Nas 25 capitais que já realizaram eleições municipais —em Macapá, o pleito ocorre hoje, depois do adiamento em função do apagão —, o número de mulheres eleitas para as câmaras de vereadores aumentou em relação à atual legislatura. Os resultados das urnas também mostram que o Brasil terá mais políticos que se autodeclaram pretos e pardos nos legislativos municipais.

Os números, no entanto, ainda são insatisfatórios. A participação feminina nas câmaras das cidades cresceu apenas 36%. De acordo com os resultados, elas representam 18% dos vereadores eleitos nas capitais. Nas dez cidades com o maior número de cadeiras no Legislativo municipal, a participação de vereadoras passou de 13,8% para 19,7%, em média: antes, somadas essas capitais, elas ocupavam 58 cadeiras das 421; agora, detêm 83.
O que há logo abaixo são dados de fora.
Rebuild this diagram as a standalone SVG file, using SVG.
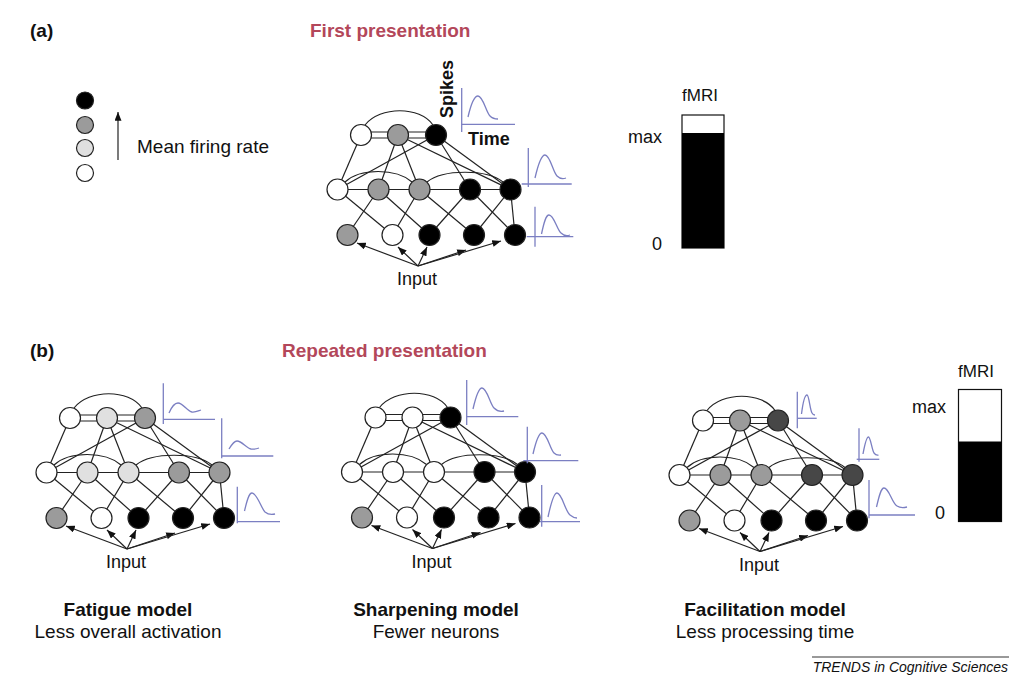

São Paulo é a capital que mais elegeu mulheres na comparação com a última eleição —foram 13, contra 8 atualmente em exercício —, e Porto Alegre será a capital com a maior representação feminina na Câmara Municipal, em termos percentuais: 11 mulheres para o Legislativo municipal, 30% do total de vereadores que iniciarão o mandato em janeiro. Lá, a vereadora mais votada na cidade foi uma mulher negra: Karen Santos, do PSOL, eleita com 15.702 votos.

Enquanto isso, sete políticos autodeclarados pretos e pardos comandarão prefeituras de capitais do país. Entre os eleitos, todos estão em cidades do Norte e do Nordeste. As regiões Sul, Sudeste e Centro-Oeste não contarão com nenhum político negro nos próximos quatro anos no comando das capitais. Nas câmaras de vereadores, a participação de pretos e pardos oscilou pouco na eleição, e os brancos seguem como maioria. Entre os eleitos, 44,7% se declararam negros. Há quatro anos, eram 42%. Além de serem obrigados por lei a destinar 30% do fundo eleitoral para candidaturas femininas, os partidos também tiveram, pela primeira vez, que destinar recursos a candidatos pretos e pardos na mesma proporção de candidaturas registradas. A mudança ocorreu após determinação do Supremo Tribunal Federal (STF).